What is the Bonus Factor?
The bonus factor, sometimes called the bonus multiplier, is a simple ratio that compares the bonus you earned to your base salary. Rather than looking at a dollar figure in isolation, this metric puts your bonus into perspective by showing how it relates to your overall compensation. A bonus factor of 0.10, for example, means your bonus was equal to 10% of your base salary.
Understanding your bonus factor is valuable whether you are an employee evaluating your compensation package or a manager designing an incentive structure. It gives both sides a clear, comparable number that works across different salary levels and departments.

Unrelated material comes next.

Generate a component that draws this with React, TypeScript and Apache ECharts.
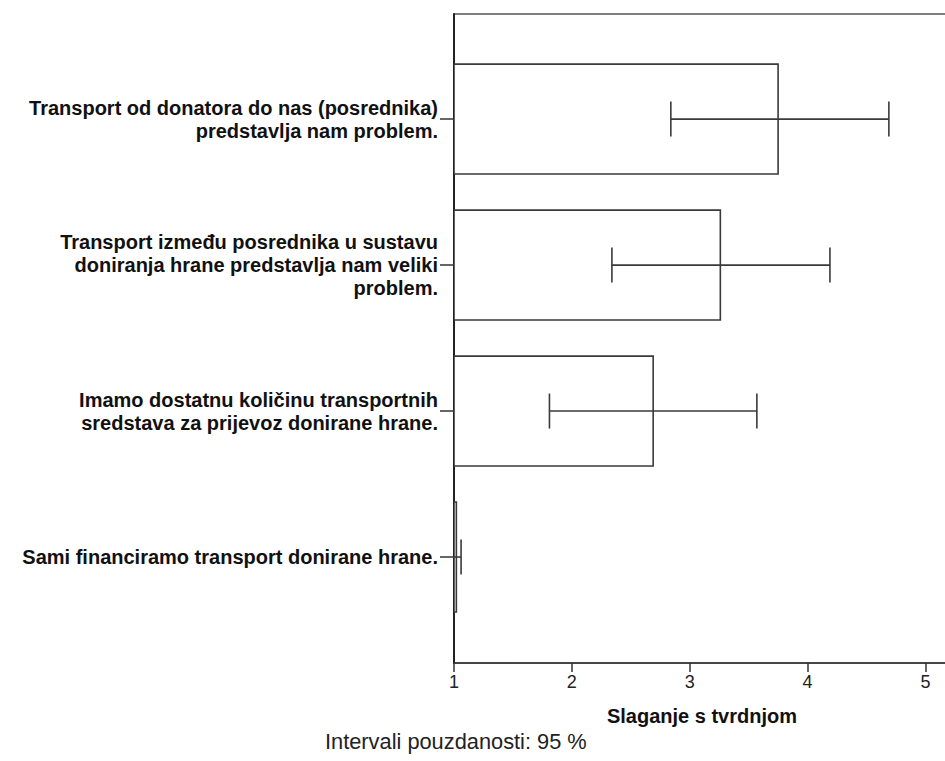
import React, { useEffect, useRef } from "react";
import * as echarts from "echarts";

const categories = [
  "Transport od donatora do nas (posrednika)\npredstavlja nam problem.",
  "Transport između posrednika u sustavu\ndoniranja hrane predstavlja nam veliki\nproblem.",
  "Imamo dostatnu količinu transportnih\nsredstava za prijevoz donirane hrane.",
  "Sami financiramo transport donirane hrane.",
];
const means = [3.75, 3.26, 2.69, 1.02];
const ciLow = [2.84, 2.34, 1.81, 0.98];
const ciHigh = [4.69, 4.19, 3.57, 1.06];
const xTicks = [1, 2, 3, 4, 5];
const xTitle = "Slaganje s tvrdnjom";
const footnote = "Intervali pouzdanosti: 95 %";

const FONT = "'Liberation Sans', Arial, sans-serif";
const X_MAX = 5.2;
const CHART_W = 970;

export default function App() {
  const ref = useRef<HTMLDivElement>(null);
  useEffect(() => {
    if (!ref.current) return;
    const chart = echarts.init(ref.current, null, { renderer: "svg" });
    const data = categories.map((_, i) => [i, means[i], ciLow[i], ciHigh[i]]);
    const lineColor = "#333";
    const gridRight = CHART_W - (454 + (X_MAX - 1) * 117.85);
    chart.setOption({
      animation: false,
      backgroundColor: "#fff",
      textStyle: { fontFamily: FONT },
      title: {
        text: footnote,
        left: 325,
        top: 730,
        padding: 0,
        textStyle: { fontFamily: FONT, fontWeight: "normal", fontSize: 21.8, color: "#222" },
      },
      grid: {
        left: 454,
        right: gridRight,
        top: 14,
        bottom: 98,
        show: true,
        borderColor: "#555",
        borderWidth: 1.5,
        backgroundColor: "transparent",
      },
      xAxis: {
        type: "value",
        min: 1,
        max: X_MAX,
        position: "bottom",
        splitLine: { show: false },
        axisLine: { show: true, onZero: false, lineStyle: { color: lineColor, width: 1.5 } },
        axisTick: { show: true, length: 9, customValues: xTicks, lineStyle: { color: lineColor, width: 1.5 } },
        axisLabel: {
          customValues: xTicks,
          fontFamily: FONT,
          fontSize: 18,
          color: "#222",
          margin: 10,
        },
      },
      yAxis: {
        type: "value",
        inverse: true,
        min: -0.72,
        max: 3.726,
        splitLine: { show: false },
        axisLine: { show: true, onZero: false, lineStyle: { color: "#222", width: 2 } },
        axisTick: { show: true, length: 14, customValues: [0, 1, 2, 3], lineStyle: { color: lineColor, width: 1.5 } },
        axisLabel: {
          customValues: [0, 1, 2, 3],
          formatter: (v: number) => categories[Math.round(v)] ?? "",
          fontFamily: FONT,
          fontWeight: "bold",
          fontSize: 20,
          lineHeight: 23,
          color: "#111",
          align: "right",
          margin: 16,
        },
      },
      graphic: [
        {
          type: "text",
          x: 702,
          y: 716,
          style: {
            text: xTitle,
            fontFamily: FONT,
            fontWeight: "bold",
            fontSize: 20,
            fill: "#111",
            align: "center",
            verticalAlign: "middle",
          },
        },
      ],
      series: [
        {
          type: "custom",
          clip: true,
          encode: { x: [1, 2, 3], y: 0 },
          data,
          renderItem: (params: any, api: any) => {
            const yi = api.value(0);
            const m = api.value(1);
            const lo = api.value(2);
            const hi = api.value(3);
            const p0 = api.coord([1, yi]);
            const p1 = api.coord([m, yi]);
            const h = api.size([0, 0.753])[1];
            const capH = api.size([0, 0.24])[1];
            const pl = api.coord([lo, yi]);
            const ph = api.coord([hi, yi]);
            const stroke = { stroke: "#3a3a3a", lineWidth: 1.6, fill: null };
            return {
              type: "group",
              children: [
                {
                  type: "rect",
                  shape: { x: p0[0], y: p0[1] - h / 2, width: p1[0] - p0[0], height: h },
                  style: { fill: "#fff", stroke: "#3a3a3a", lineWidth: 1.6 },
                },
                {
                  type: "line",
                  shape: { x1: pl[0], y1: pl[1], x2: ph[0], y2: ph[1] },
                  style: stroke,
                },
                {
                  type: "line",
                  shape: { x1: pl[0], y1: pl[1] - capH / 2, x2: pl[0], y2: pl[1] + capH / 2 },
                  style: stroke,
                },
                {
                  type: "line",
                  shape: { x1: ph[0], y1: ph[1] - capH / 2, x2: ph[0], y2: ph[1] + capH / 2 },
                  style: stroke,
                },
              ],
            };
          },
        },
      ],
    });
    return () => chart.dispose();
  }, []);
  return (
    <div
      style={{
        position: "fixed",
        left: 0,
        top: 0,
        width: 945,
        height: 761,
        overflow: "hidden",
        background: "#fff",
      }}
    >
      <div ref={ref} style={{ width: CHART_W, height: 761 }} />
    </div>
  );
}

How to Calculate the Bonus Factor
The formula is straightforward:
[\text{Bonus Factor} = \frac{\text{Bonus Earned}}{\text{Base Salary}}]
Where:
- Bonus Earned is the total bonus amount received for the period
- Base Salary is your annual salary before bonuses
To calculate it, divide the bonus by the salary and the resulting decimal is your bonus factor.
Calculation Examples
Example 1: Suppose you earn a base salary of $45,000 and receive a bonus of $500.
[\text{Bonus Factor} = \frac{500}{45{,}000} = 0.0111]
Your bonus factor is 0.0111, meaning your bonus represents roughly 1.11% of your base salary.
Example 2: Now imagine a base salary of $60,000 with a $1,000 bonus.
[\text{Bonus Factor} = \frac{1{,}000}{60{,}000} = 0.0167]
Here the bonus factor is 0.0167, or about 1.67% of base salary.
Summary Table
| Base Salary | Bonus Earned | Bonus Factor | Equivalent Percentage |
|---|---|---|---|
| $45,000 | $500 | 0.0111 | 1.11% |
| $60,000 | $1,000 | 0.0167 | 1.67% |
| $75,000 | $5,000 | 0.0667 | 6.67% |
| $100,000 | $15,000 | 0.1500 | 15.00% |
Why the Bonus Factor Matters
Raw bonus amounts can be misleading when comparing across roles or companies. A $5,000 bonus means very different things to someone earning $40,000 versus $200,000. The bonus factor normalizes this comparison, making it a useful benchmark for HR teams setting compensation bands and for employees negotiating offers.
Organizations often use target bonus factors when designing incentive plans. A company might set a target factor of 0.10 for individual contributors and 0.20 for directors, ensuring that bonus potential scales appropriately with responsibility. Tracking actual versus target bonus factors over time also reveals trends in how consistently the organization rewards performance.
Tips for Using the Bonus Factor
- Compare across periods to see whether your bonus is growing relative to salary increases.
- Benchmark against industry data to determine if your compensation is competitive.
- Use it in negotiations by framing bonus expectations as a factor rather than a flat dollar amount, which adjusts naturally as salary changes.